Don't include pictures. Quote the lines below from the first through the line that contains "LabelList, XAxis, YAxis".
=== Dataset extract ===
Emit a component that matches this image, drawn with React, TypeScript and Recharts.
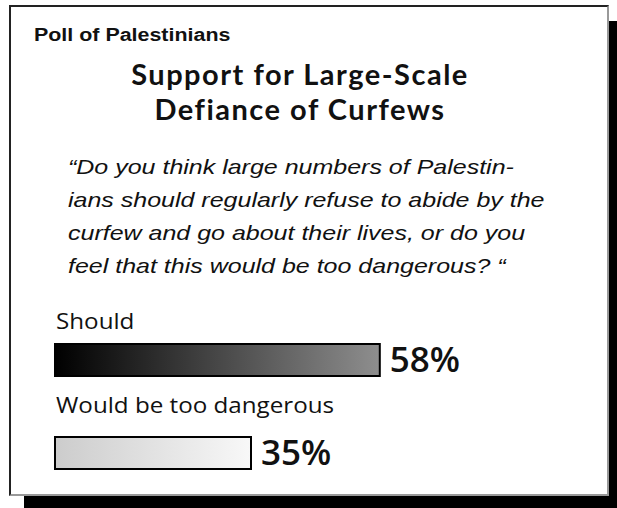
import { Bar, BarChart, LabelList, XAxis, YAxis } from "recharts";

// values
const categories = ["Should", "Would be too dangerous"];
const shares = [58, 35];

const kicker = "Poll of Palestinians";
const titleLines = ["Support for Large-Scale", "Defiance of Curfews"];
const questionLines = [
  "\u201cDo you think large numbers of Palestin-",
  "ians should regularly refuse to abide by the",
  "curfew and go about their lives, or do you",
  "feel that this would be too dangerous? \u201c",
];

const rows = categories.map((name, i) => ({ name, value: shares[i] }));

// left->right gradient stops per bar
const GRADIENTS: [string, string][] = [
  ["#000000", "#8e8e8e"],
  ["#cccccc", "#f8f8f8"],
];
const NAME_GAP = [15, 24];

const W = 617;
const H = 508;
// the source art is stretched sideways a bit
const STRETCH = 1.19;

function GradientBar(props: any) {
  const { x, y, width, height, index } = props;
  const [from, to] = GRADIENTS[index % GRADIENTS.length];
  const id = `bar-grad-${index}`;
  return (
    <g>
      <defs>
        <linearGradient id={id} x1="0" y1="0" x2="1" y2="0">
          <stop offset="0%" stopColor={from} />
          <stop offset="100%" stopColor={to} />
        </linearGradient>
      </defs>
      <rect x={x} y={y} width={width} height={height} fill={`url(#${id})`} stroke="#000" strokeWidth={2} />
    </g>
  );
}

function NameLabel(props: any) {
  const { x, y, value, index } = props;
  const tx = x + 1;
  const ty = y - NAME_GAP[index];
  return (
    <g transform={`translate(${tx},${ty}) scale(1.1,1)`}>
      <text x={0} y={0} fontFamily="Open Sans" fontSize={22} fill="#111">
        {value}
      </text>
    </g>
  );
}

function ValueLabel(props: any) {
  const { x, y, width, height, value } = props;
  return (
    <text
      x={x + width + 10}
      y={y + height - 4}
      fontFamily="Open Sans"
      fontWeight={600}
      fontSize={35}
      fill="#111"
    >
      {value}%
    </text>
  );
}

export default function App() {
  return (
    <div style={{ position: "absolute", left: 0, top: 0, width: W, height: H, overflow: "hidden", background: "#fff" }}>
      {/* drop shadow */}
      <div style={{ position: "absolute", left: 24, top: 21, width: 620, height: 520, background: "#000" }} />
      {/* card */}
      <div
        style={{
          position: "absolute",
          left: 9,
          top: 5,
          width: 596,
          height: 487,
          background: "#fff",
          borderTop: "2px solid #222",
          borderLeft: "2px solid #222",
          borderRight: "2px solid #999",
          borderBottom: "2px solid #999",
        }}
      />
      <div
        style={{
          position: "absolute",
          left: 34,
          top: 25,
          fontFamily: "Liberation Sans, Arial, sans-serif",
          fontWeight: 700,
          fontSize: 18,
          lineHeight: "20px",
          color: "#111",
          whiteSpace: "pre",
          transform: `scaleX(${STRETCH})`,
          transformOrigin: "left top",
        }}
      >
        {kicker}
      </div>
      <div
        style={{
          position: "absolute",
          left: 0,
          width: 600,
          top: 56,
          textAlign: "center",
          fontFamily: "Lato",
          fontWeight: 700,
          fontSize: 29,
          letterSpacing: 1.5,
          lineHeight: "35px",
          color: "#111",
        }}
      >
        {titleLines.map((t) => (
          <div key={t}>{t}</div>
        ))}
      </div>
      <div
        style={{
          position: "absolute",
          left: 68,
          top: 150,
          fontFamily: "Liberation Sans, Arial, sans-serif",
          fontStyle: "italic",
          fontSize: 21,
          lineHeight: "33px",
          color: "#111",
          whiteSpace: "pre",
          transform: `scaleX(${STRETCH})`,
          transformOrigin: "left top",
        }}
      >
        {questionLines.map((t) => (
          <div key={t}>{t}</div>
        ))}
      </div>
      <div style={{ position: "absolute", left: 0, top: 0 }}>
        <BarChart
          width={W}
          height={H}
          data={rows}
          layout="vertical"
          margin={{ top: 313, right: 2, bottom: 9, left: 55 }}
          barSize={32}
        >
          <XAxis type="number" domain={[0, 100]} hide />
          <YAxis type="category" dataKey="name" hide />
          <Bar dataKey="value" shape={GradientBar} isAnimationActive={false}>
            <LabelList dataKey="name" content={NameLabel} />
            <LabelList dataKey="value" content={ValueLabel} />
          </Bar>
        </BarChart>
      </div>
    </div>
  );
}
===
◆ Result of the exercise:
Emit a component that matches this image, drawn with React, TypeScript and Recharts.
import { Bar, BarChart, LabelList, XAxis, YAxis } from "recharts";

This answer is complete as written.